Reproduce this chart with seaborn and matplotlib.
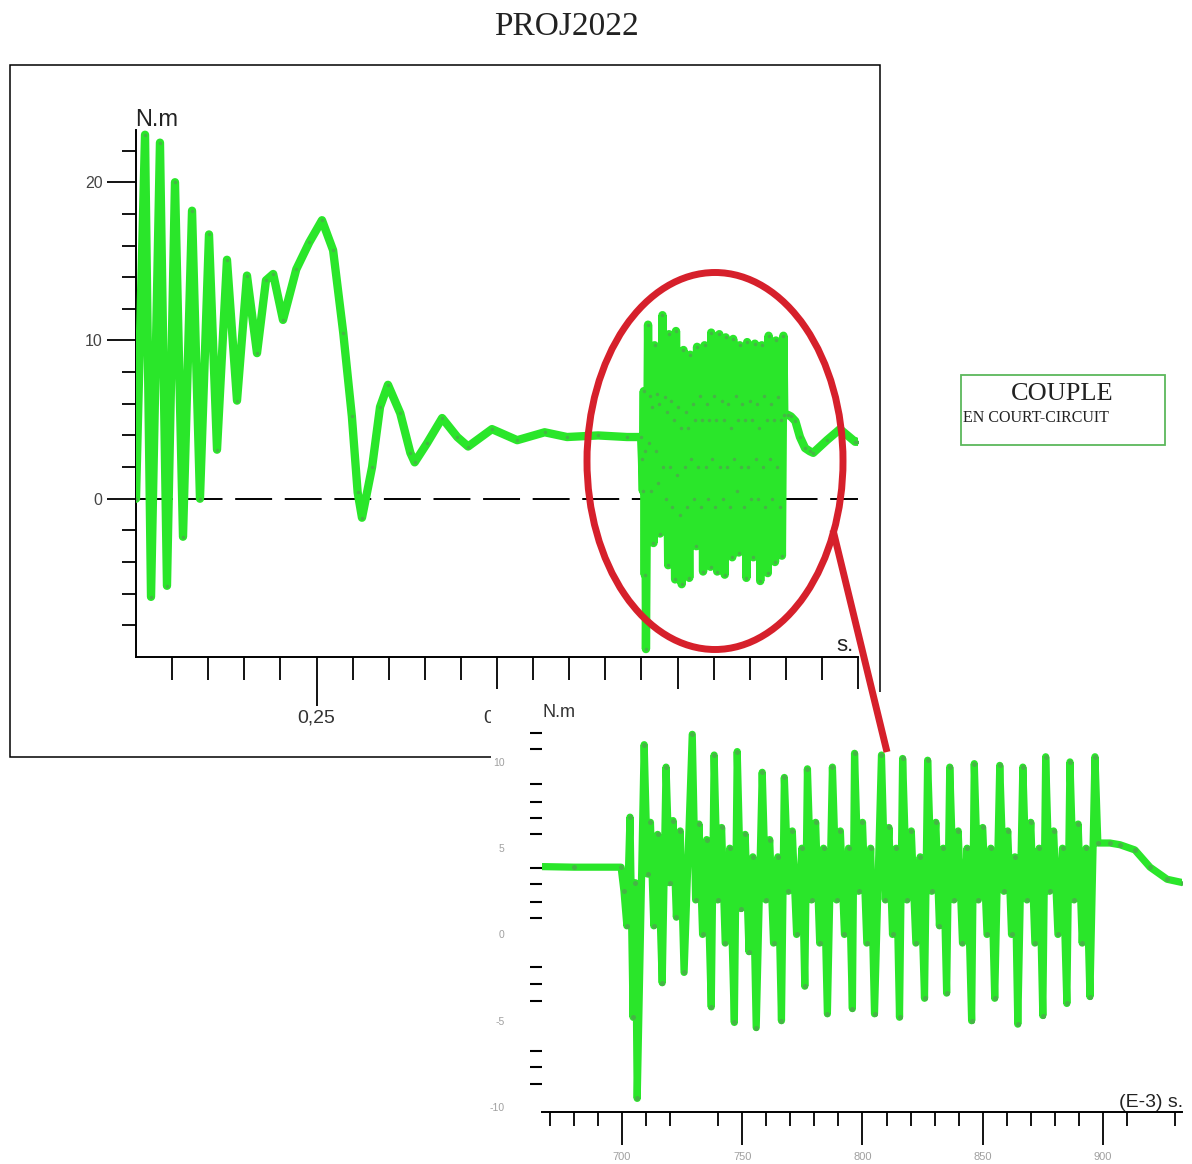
import numpy as np
import pandas as pd
import matplotlib
matplotlib.use("Agg")
import matplotlib.pyplot as plt
import seaborn as sns
from matplotlib.patches import Rectangle, Ellipse
from matplotlib.lines import Line2D
from matplotlib.transforms import Affine2D

# ---------------- data ----------------
start_time_s = [0.000, 0.0125, 0.0208, 0.0332, 0.0429, 0.0540, 0.0651, 0.0776, 0.0886, 0.1011,
                0.1122, 0.1260, 0.1399, 0.1537, 0.1676, 0.1800, 0.1900, 0.2036, 0.2220, 0.2400,
                0.2576, 0.2730, 0.2870, 0.2990, 0.3070, 0.3130, 0.3270, 0.3380, 0.3490, 0.3660,
                0.3800, 0.3860, 0.4030, 0.4240, 0.4450, 0.4600, 0.4930, 0.5280, 0.5660, 0.5970,
                0.6400, 0.6800]
start_torque = [0.0, 23.0, -6.2, 22.5, -5.5, 20.0, -2.4, 18.2, 0.0, 16.7,
                3.1, 15.1, 6.2, 14.1, 9.2, 13.8, 14.2, 11.3, 14.5, 16.2,
                17.6, 15.7, 10.5, 5.2, 0.4, -1.2, 2.0, 5.8, 7.2, 5.4,
                2.9, 2.3, 3.5, 5.1, 3.9, 3.3, 4.4, 3.7, 4.2, 3.9,
                4.0, 3.9]

# short-circuit window (ms)
sc_time_ms = [699.6, 700.8, 702.0, 703.3, 704.6, 705.5, 706.3, 709.2, 710.6, 711.8, 713.2, 714.8,
              716.7, 718.3, 719.8, 721.2, 722.6, 724.2,
              725.8, 729.2, 730.6, 732.0, 733.5, 735.2,
              737.1, 738.3, 739.8, 741.4, 742.9, 744.8,
              746.7, 747.9, 749.5, 751.2, 752.8, 754.4,
              755.8, 758.3, 759.8, 761.4, 763.0, 764.8,
              766.3, 767.5, 769.2, 770.8, 772.6, 774.8,
              776.0, 777.1, 778.8, 780.5, 782.2, 783.8,
              785.4, 787.5, 789.2, 790.8, 792.5, 794.2,
              795.8, 796.7, 798.4, 800.0, 801.8, 803.4,
              805.0, 807.9, 809.5, 811.0, 812.5, 814.0,
              815.4, 816.7, 818.5, 820.3, 822.2, 824.0,
              825.8, 827.1, 828.8, 830.5, 832.0, 833.6,
              835.0, 836.3, 838.0, 839.8, 841.6, 843.5,
              845.4, 846.5, 848.2, 850.0, 851.8, 853.4,
              855.0, 857.1, 858.8, 860.4, 862.0, 863.4,
              864.6, 866.7, 868.4, 870.0, 871.7, 873.5,
              875.0, 876.2, 877.8, 879.5, 881.3, 883.2,
              885.0, 886.3, 888.0, 889.7, 891.4, 893.0,
              894.6, 896.7, 897.9, 902.9, 907.1, 913.3, 919.6, 926.7, 933.3]
sc_torque = [3.9, 2.5, 0.5, 6.8, -4.8, 3.0, -9.5, 11.0, 3.5, 6.5, 0.5, 5.8,
             -2.8, 9.7, 3.0, 6.6, 1.0, 6.0,
             -2.2, 11.6, 2.0, 6.4, 0.0, 5.5,
             -4.2, 10.4, 2.0, 6.2, -0.5, 5.0,
             -5.1, 10.6, 1.5, 5.8, -1.0, 4.5,
             -5.4, 9.4, 2.0, 5.5, -0.5, 4.5,
             -5.0, 9.1, 2.5, 6.0, 0.0, 5.0,
             -3.0, 9.6, 2.0, 6.5, -0.5, 5.0,
             -4.6, 9.7, 2.0, 6.0, 0.0, 5.0,
             -4.3, 10.5, 2.5, 6.5, -0.5, 5.0,
             -4.6, 10.4, 2.0, 6.2, 0.0, 5.0,
             -4.8, 10.2, 2.0, 6.0, -0.5, 4.5,
             -3.7, 10.1, 2.5, 6.5, 0.5, 5.0,
             -3.4, 9.7, 2.0, 6.0, -0.5, 5.0,
             -5.0, 9.9, 2.0, 6.2, 0.0, 5.0,
             -3.7, 9.8, 2.5, 6.0, 0.0, 4.5,
             -5.2, 9.7, 2.0, 6.5, -0.5, 5.0,
             -4.7, 10.3, 2.5, 6.0, 0.0, 5.0,
             -4.0, 10.0, 2.0, 6.4, -0.5, 5.0,
             -3.6, 10.3, 5.3, 5.3, 5.2, 4.9, 3.9, 3.2, 3.0]

end_time_s = [0.938, 0.957, 0.975, 0.996, 1.000]
end_torque = [2.9, 3.7, 4.4, 3.6, 3.6]

main_xticks = [0.25, 0.5, 0.75, 1.0]
main_xticklabels = ["0,25", "0,5", "", ""]
main_yticks = [0, 10, 20]
inset_xticks = [700, 750, 800, 850, 900]
inset_yticks = [-10, -5, 0, 5, 10]

assert len(sc_time_ms) == len(sc_torque)
assert len(start_time_s) == len(start_torque)

time_s = start_time_s + [m / 1000.0 for m in sc_time_ms] + end_time_s
torque = start_torque + sc_torque + end_torque
df = pd.DataFrame({"t": time_s, "torque": torque})
df["t_ms"] = df["t"] * 1000.0

# ---------------- style ----------------
sns.set_style("white")
plt.rcParams["font.family"] = ["Liberation Sans", "DejaVu Sans"]

W, H = 1192, 1164
GREEN = "#2ae62a"
DOT = "#46b446"
RED = "#d6202b"

fig = plt.figure(figsize=(W / 100, H / 100), dpi=100)
fig.patch.set_facecolor("white")
tpx = Affine2D().scale(1.0 / W, -1.0 / H).translate(0, 1) + fig.transFigure


def ax_rect(x0, y0, x1, y1):
    return [x0 / W, 1 - y1 / H, (x1 - x0) / W, (y1 - y0) / H]


# outer frame of the main chart
fig.add_artist(Rectangle((10, 65), 870, 692, transform=tpx, fill=False,
                         ec="black", lw=1.1, zorder=0.5))

# ---------------- main axes ----------------
ax = fig.add_axes(ax_rect(136, 130, 858, 657), zorder=1)
ax.set_facecolor("none")
ax.axhline(0, color="black", lw=1.4, ls=(0, (19, 6.5)), zorder=2)
sns.lineplot(data=df, x="t", y="torque", ax=ax, sort=False, estimator=None,
             color=GREEN, lw=6, marker="o", ms=2.5, mfc=DOT, mec="none",
             solid_joinstyle="round", zorder=3)
ax.set_xlim(0, 1.0)
ax.set_ylim(-10, 23.3)
ax.set_xlabel("")
ax.set_ylabel("")
for s in ["top", "right"]:
    ax.spines[s].set_visible(False)
for s in ["left", "bottom"]:
    ax.spines[s].set_linewidth(1.4)
    ax.spines[s].set_color("black")

ax.set_xticks(main_xticks)
ax.set_xticklabels(main_xticklabels)
ax.set_xticks([0.05, 0.1, 0.15, 0.2, 0.3, 0.35, 0.4, 0.45, 0.55, 0.6, 0.65, 0.7,
               0.8, 0.85, 0.9, 0.95], minor=True)
ax.tick_params(axis="x", which="both", bottom=True, top=False)
ax.tick_params(axis="y", which="both", left=True, right=False)
ax.tick_params(axis="x", which="major", direction="out", length=35, width=1.3,
               pad=3, labelsize=14, labelcolor="#333333", color="black")
ax.tick_params(axis="x", which="minor", direction="out", length=16.5, width=1.3,
               color="black")
for tk in ax.xaxis.get_major_ticks()[1:]:
    tk.tick1line.set_markersize(23)

ax.set_yticks(main_yticks)
ax.set_yticklabels([str(v) for v in main_yticks])
ax.set_yticks([-8, -6, -4, -2, 2, 4, 6, 8, 12, 14, 16, 18, 22], minor=True)
ax.tick_params(axis="y", which="major", direction="out", length=21, width=1.3,
               pad=3, labelsize=11.5, labelcolor="#444444", color="black")
ax.tick_params(axis="y", which="minor", direction="out", length=10, width=1.3,
               color="black")

fig.text(135, 126, "N.m", transform=tpx, fontsize=17, color="#222222", va="baseline")
fig.text(836, 651, "s.", transform=tpx, fontsize=16, color="#222222", va="baseline")

# title
fig.text(566, 35, "PROJ2022", transform=tpx, fontsize=24, ha="center", va="baseline",
         family=["Liberation Serif", "DejaVu Serif"], color="#222222")

# legend-like box
fig.add_artist(Rectangle((961, 375), 204, 70, transform=tpx, fc="white",
                         ec="#5cb85c", lw=1.3, zorder=1))
fig.text(1062, 400, "COUPLE", transform=tpx, fontsize=19, ha="center", va="baseline",
         family=["Liberation Serif", "DejaVu Serif"], color="#222222", zorder=2)
fig.text(963, 422, "EN COURT-CIRCUIT", transform=tpx, fontsize=11.5, ha="left",
         va="baseline", family=["Liberation Serif", "DejaVu Serif"], color="#222222",
         zorder=2)

# ---------------- inset (zoom) ----------------
fig.add_artist(Rectangle((491, 692), W - 491, H - 692, transform=tpx, fc="white",
                         ec="none", zorder=2))
ax2 = fig.add_axes(ax_rect(542, 720, 1182, 1112), zorder=3)
ax2.set_facecolor("none")
sns.lineplot(data=df, x="t_ms", y="torque", ax=ax2, sort=False, estimator=None,
             color=GREEN, lw=5.2, marker="o", ms=3.6, mfc=DOT, mec="none",
             solid_joinstyle="round")
ax2.set_xlim(666.7, 932.9)
ax2.set_ylim(-10.29, 12.43)
ax2.set_xlabel("")
ax2.set_ylabel("")
for s in ["top", "right", "left"]:
    ax2.spines[s].set_visible(False)
ax2.spines["bottom"].set_linewidth(1.4)
ax2.spines["bottom"].set_color("black")

ax2.set_xticks(inset_xticks)
ax2.set_xticklabels([str(v) for v in inset_xticks])
ax2.set_xticks([670, 680, 690, 710, 720, 740, 760, 770, 780, 790, 810, 820, 830, 840,
                860, 870, 880, 890, 910, 930], minor=True)
ax2.tick_params(axis="x", which="both", bottom=True, top=False)
ax2.tick_params(axis="y", which="both", left=True, right=False)
ax2.tick_params(axis="x", which="major", direction="out", length=24, width=1.3,
                pad=5, labelsize=8, labelcolor="#a0a0a0", color="black")
ax2.tick_params(axis="x", which="minor", direction="out", length=10, width=1.3,
                color="black")

ax2.set_yticks(inset_yticks)
ax2.set_yticklabels([str(v) for v in inset_yticks])
ax2.set_yticks([11.7, 10.75, 8.7, 7.7, 6.75, 5.8, 3.85, 2.9, 1.9, 0.95,
                -1.9, -2.9, -3.85, -6.75, -7.7, -8.65], minor=True)
ax2.tick_params(axis="y", which="major", direction="out", length=0, pad=27,
                labelsize=7.5, labelcolor="#a0a0a0")
ax2.tick_params(axis="y", which="minor", direction="out", length=8.6, width=1.5,
                color="black")

fig.text(542, 717, "N.m", transform=tpx, fontsize=13, color="#333333",
         va="baseline", zorder=4)
fig.text(1183, 1107, "(E-3) s.", transform=tpx, fontsize=14, color="#222222",
         ha="right", va="baseline", zorder=4)

# ---------------- red highlight ----------------
fig.add_artist(Ellipse((715, 461), 256, 377, transform=tpx, fill=False, ec=RED,
                       lw=5, zorder=6))
fig.add_artist(Line2D([833, 887], [530, 752], transform=tpx, color=RED, lw=5,
                      solid_capstyle="butt", zorder=6))

fig.savefig("out.png", dpi=100, facecolor="white")
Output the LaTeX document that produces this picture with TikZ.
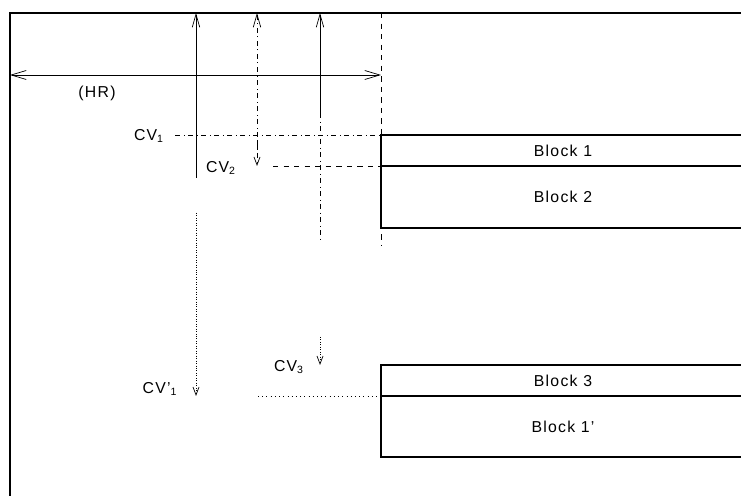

* **TASK DIRECTIONS**
Restate the material word for word from its first line through the line containing "from matplotlib.transforms import Affine2D", both included; the pictures do not belong in it.

* **EXERCISE RESPONSE**
Reproduce this chart with seaborn and matplotlib.
import numpy as np
import pandas as pd
import matplotlib
matplotlib.use("Agg")
import matplotlib.pyplot as plt
import seaborn as sns
from matplotlib.patches import Rectangle, Ellipse
from matplotlib.lines import Line2D
from matplotlib.transforms import Affine2D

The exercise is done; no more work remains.